Women and men, or is it men and women? Either way the opposite sex can frustrate the hell out of one another. And yet we need one another– on so many levels.
In my fifty four years, here is what I have learned — men and women truly are from Mars and Venus. We are as far apart as one can possibly be in make up, the way we think, and how we communicate.
We fall in love with one another, get married, and have kids all while navigating a psychological mine field. I personally love the challenge. Who said life was meant to be simple?
So it is with some amusement that I am sharing with you an email my ex-wife sent me. It hits the nail on the head on how we communicate, but from a woman’s point of view. Men, understanding these words will help us navigate those relationship IED’s.
The title of the email was nine words women use. When I read it the first time I laughed so hard my sides hurt. There is so much truth in humor. And laughter is good for the soul.
Hope you find the following as priceless as I do. It makes me laugh each time I read it!
The Nine Words:
(1) Fine: This is the word women use to end an argument when they are right and you need to shut up.

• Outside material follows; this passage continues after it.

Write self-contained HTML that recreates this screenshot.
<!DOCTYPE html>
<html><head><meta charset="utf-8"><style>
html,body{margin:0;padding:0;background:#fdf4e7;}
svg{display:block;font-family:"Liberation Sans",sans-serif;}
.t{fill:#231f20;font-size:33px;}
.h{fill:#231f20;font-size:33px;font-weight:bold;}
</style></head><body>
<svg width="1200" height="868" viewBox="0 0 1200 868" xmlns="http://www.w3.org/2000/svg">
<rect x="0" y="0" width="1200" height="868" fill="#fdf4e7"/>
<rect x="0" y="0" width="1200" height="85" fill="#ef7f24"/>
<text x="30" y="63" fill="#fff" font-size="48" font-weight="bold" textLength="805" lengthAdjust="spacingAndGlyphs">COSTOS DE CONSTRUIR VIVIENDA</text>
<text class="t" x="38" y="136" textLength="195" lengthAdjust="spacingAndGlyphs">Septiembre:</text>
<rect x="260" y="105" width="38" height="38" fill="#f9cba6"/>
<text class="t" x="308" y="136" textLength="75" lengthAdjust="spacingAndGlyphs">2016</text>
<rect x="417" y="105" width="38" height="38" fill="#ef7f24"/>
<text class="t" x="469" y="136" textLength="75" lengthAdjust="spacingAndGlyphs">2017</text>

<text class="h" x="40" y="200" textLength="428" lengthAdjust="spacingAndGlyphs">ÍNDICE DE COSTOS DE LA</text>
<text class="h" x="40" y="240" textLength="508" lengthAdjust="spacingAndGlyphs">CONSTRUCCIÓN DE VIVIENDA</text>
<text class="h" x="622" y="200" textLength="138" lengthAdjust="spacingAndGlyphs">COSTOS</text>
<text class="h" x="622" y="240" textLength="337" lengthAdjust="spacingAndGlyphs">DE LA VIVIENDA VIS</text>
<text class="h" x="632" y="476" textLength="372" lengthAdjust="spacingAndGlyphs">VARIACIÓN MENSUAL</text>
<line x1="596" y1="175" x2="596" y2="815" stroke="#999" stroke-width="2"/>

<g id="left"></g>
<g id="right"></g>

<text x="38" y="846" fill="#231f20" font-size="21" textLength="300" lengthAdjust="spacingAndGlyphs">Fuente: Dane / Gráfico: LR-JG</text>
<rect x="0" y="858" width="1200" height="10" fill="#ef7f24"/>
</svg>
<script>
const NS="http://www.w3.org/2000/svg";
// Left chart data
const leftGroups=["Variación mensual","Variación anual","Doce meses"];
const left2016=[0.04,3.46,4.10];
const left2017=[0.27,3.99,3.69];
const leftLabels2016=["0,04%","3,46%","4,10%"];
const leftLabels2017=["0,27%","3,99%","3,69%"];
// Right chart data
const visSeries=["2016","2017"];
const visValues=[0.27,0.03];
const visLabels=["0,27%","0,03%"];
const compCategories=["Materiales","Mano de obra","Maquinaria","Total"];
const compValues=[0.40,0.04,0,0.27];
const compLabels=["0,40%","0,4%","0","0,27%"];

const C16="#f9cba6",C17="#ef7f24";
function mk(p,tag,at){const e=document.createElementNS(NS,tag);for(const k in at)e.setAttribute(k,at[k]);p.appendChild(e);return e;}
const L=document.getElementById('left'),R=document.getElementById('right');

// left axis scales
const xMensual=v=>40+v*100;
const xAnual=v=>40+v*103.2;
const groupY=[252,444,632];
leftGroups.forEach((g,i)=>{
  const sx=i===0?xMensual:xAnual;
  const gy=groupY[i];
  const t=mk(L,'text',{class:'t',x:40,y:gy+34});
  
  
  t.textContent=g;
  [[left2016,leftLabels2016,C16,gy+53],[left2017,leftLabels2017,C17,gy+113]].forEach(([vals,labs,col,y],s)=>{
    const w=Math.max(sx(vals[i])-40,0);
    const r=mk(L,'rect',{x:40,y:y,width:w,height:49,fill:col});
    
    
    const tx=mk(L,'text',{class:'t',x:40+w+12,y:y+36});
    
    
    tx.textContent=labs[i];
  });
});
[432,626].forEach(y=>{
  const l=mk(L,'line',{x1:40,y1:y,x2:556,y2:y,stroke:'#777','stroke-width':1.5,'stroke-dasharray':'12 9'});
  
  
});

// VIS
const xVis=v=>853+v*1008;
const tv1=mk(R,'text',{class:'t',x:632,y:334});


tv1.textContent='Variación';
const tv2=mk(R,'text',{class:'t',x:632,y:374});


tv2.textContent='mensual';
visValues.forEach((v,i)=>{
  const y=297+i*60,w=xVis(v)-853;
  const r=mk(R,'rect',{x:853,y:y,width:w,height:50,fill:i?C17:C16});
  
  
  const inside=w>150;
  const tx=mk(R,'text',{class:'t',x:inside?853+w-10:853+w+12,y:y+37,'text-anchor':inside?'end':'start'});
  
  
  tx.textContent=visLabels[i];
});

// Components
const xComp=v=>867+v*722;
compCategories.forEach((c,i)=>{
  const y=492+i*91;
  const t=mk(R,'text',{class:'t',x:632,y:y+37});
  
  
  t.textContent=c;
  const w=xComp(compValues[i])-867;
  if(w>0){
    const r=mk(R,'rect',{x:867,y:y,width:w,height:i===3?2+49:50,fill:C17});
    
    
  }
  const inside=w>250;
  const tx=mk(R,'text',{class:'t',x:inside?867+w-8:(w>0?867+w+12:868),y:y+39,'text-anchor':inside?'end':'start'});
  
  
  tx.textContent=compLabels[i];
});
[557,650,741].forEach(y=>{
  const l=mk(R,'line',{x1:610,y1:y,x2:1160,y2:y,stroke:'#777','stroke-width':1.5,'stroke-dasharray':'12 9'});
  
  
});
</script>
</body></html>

(2) Five Minutes: If she is getting dresssed, this means a half an hour. Five minutes is only five minutes if you have just been given five more minutes to watch the game while helping out around the house.
(3) Nothing: This is the calm before the storm. This means something and you should be on your toes. Arguments that begin with nothing ususally end in fine!

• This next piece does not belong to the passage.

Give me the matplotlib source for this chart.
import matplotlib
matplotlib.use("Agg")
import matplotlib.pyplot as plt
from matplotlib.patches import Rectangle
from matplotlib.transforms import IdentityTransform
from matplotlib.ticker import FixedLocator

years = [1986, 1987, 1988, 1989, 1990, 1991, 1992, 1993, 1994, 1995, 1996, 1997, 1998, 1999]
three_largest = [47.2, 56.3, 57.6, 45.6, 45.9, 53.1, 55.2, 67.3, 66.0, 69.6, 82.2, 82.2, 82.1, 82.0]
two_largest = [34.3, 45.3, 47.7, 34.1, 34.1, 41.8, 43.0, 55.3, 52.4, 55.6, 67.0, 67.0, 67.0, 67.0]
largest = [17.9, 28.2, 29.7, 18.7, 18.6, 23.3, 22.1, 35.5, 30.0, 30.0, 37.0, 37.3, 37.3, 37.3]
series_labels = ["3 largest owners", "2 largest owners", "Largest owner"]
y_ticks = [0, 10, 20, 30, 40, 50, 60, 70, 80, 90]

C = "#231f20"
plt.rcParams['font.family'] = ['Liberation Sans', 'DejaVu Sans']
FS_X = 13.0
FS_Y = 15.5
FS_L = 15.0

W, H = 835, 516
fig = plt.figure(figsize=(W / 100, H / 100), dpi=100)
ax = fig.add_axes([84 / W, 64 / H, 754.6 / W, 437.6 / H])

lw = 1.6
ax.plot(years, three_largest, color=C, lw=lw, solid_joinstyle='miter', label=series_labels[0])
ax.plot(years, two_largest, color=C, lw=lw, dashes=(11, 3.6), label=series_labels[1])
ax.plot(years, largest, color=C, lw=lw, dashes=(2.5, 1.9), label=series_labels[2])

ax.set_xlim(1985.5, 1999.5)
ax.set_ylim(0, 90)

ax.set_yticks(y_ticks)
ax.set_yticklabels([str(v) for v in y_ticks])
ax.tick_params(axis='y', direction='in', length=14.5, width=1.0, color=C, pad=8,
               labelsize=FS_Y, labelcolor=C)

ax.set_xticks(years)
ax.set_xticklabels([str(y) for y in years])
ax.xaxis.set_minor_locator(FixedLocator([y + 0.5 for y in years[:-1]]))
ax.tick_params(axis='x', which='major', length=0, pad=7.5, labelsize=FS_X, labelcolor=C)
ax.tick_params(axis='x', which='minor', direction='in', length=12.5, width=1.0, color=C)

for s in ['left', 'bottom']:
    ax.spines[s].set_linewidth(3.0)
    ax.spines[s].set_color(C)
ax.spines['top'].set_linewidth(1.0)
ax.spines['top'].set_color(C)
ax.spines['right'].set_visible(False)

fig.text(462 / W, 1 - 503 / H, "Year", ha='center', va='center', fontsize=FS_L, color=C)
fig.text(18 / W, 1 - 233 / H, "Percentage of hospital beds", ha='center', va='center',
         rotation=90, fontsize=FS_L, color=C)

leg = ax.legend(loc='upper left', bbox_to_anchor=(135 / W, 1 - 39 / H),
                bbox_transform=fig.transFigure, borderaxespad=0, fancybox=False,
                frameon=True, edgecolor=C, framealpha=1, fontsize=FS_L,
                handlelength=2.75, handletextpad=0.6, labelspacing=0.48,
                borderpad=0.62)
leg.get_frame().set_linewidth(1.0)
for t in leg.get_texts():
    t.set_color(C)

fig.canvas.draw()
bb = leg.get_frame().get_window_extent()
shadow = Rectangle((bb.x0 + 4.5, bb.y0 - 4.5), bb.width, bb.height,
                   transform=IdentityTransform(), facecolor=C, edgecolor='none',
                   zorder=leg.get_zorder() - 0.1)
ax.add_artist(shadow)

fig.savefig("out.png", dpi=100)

(4) Go Ahead: This is a dare, not permission. Don’t do it!!
(5) Loud Sigh: This is actually a word, but a nonverbal statement often misunderstood by men. A loud sigh means she thinks you are an idiot and wonders why she is waisting her time standing here and arguing with you about nothing. (Refer back to point 3)
(6) That’s Okay: This is one of the most dangerous statements a woman can make to a man. That’s okay means she wants to think long and hard before deciding how and when you will pay for your mistake.

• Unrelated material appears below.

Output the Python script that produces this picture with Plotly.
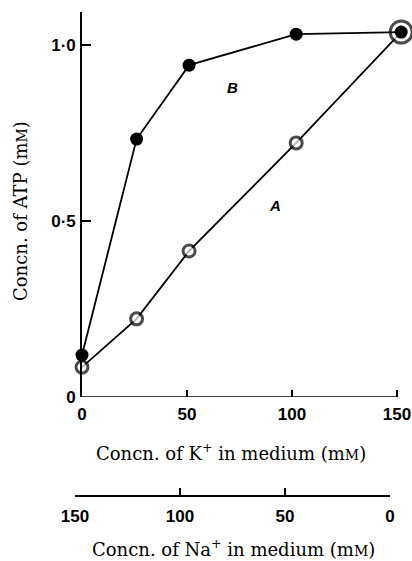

(7) Thanks: A woman is thanking you, do not question or faint. Just say you’re welcome. (I want to add a clause here.) This is true unless she says thanks a lot! That is pure sarcasm and she is not thanking you at all. Do not say your welcome. That will bring on ‘whatever.’
(8) Whatever: Is a woman’s way of saying F………You!
(9) Don’t worry about it, I got it. Another dangerous statement meaning that a woman has told a man to do several times but is now doing herself. This will later result in the man asking, What’s wrong. For the woman’s response, see point 3.
So men feel to share and let other guys learn how to proactively translate the words used by the woman in our lives. In fact, may be share it with your wives and girl friends too. We all can use a good laugh!